Lamentable y condenable ha sido el asesinato del joven aficionado al futbol, presumiblemente a manos de un grupo de otros aficionados de un equipo rival, justo en el día en que se enfrentaban deportivamente. Lo que debe ser considerado una fiesta de la localidad, al reunir a los dos equipos más populares del país, se convierte en tragedia para una familia, pero se extiende hacia toda Guatemala y a su sociedad.
Naturalmente, las miradas van dirigidas principalmente a las autoridades de gobierno, pues debieran garantizar la vida por sobre todo derecho, al ser el génesis de respeto de los derechos subsiguientes.

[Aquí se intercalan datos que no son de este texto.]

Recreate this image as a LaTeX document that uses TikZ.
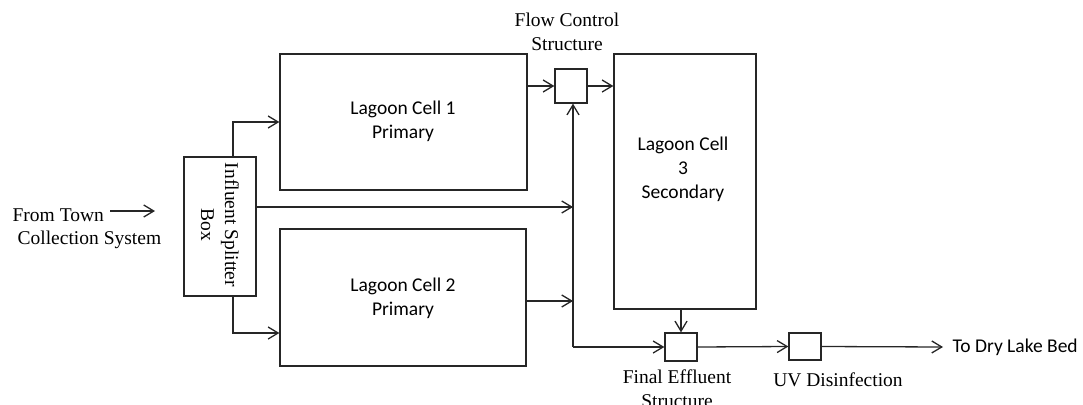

Sin embargo, la eventualidad de la actividad deportiva tiene otros responsables, especialmente porque constantemente se han conocido los enfrentamientos de jóvenes y adultos, hombres y mujeres, que por el equivocado amor y pasión a una actividad deportiva, nublan sus sentimientos y sus condiciones volitivas, y dejan que su cuerpo siga instintos de crueldad, de irracionabilidad y de insensibilidad.
Ejemplos de otros países, tanto en sus prevenciones como en sus actividades debieran dar luces a todos los actores, desde los dueños de equipos, dirigencia deportiva a nivel nacional, funcionarios encargados de seguridad, comerciantes, jugadores, entrenadores y hasta los propios aficionados. Argentina, Inglaterra y otros tantos Estados han aprendido lecciones del futbol en mezcla con el comportamiento humano, posicionando una estrategia de cultura de paz entre sus “barras bravas” y en la cual el respeto mutuo y la tolerancia son los valores más importantes. Se enseña a amar los colores de sus equipos, pero al mismo tiempo a respetar los colores del rival. En las buenas o en las malas, se puede decir mucho y pensar todo, pero al momento de actuar se respetan las normas mínimas de conducta, no sólo deportiva sino también social. Es una cultura impregnada, que promueve toda la pasión dirigida al deporte –futbol en este caso– y que se observa desde los presidentes de los equipos al más alto nivel sentados a la par uno del otro, siendo el visitante un invitado de honor para los locales. No hay insultos. No hay amenazas. No hay discordia. Solo diversión, amarga en la derrota, dulce en la victoria.
Pero además de ello, para el caso que nos ocupa con el caso del fallecido aficionado, se denota a todas luces que tanto jugadores, como el propio club, y por supuesto las autoridades deportivas, han fallado en crear condiciones de esa cultura de respeto y tolerancia que se debe tener en la sociedad. Quizá han cumplido con las normas deportivas (aunque los resultados de nuestro futbol son paupérrimos), pero han descuidado esa norma de ética, de moral, de respeto al rival, de cumplimiento de normas y de ejercicio de valores.
Ni las instalaciones deportivas del estadio El Trébol ni sus alrededores se consideran seguras para este tipo de enfrentamientos de futbol; pero casos como este pueden pasar en cualquier lugar si la sociedad no tolera ni siquiera ver en la calle el color de la camisa rival. Las salidas de acceso y los espacios para compartir áreas comunes son cuestionadas y meritoriamente no se revisan. Ahí el Club Municipal tiene una grave responsabilidad, pero más aún el hecho de no promover esa cultura de paz tan necesaria e importante. En otros casos como el racismo, se han tomado algunas medidas, pero solo bajo la preocupación que tienen los dirigentes de ser sancionados por la FIFA, de no hacerlo.
¿Qué nos enseña el futbol en Guatemala ahora? Nos enseña a tener miedo. A no asistir a los estadios. A odiar a los rivales. A ser mediocres. A no ser correctos en nuestra conducta, bajo la justificación de un resultado deportivo.
Paz y resignación para la familia del aficionado. La justicia será obligatoria y ojalá que no se convierta en otra estadística más de los casos de impunidad. Y para Guatemala, un trago amargo entre tantos, que esperemos sirva de punto de partida para iniciar un cambio en la sociedad y en cada uno de nosotros.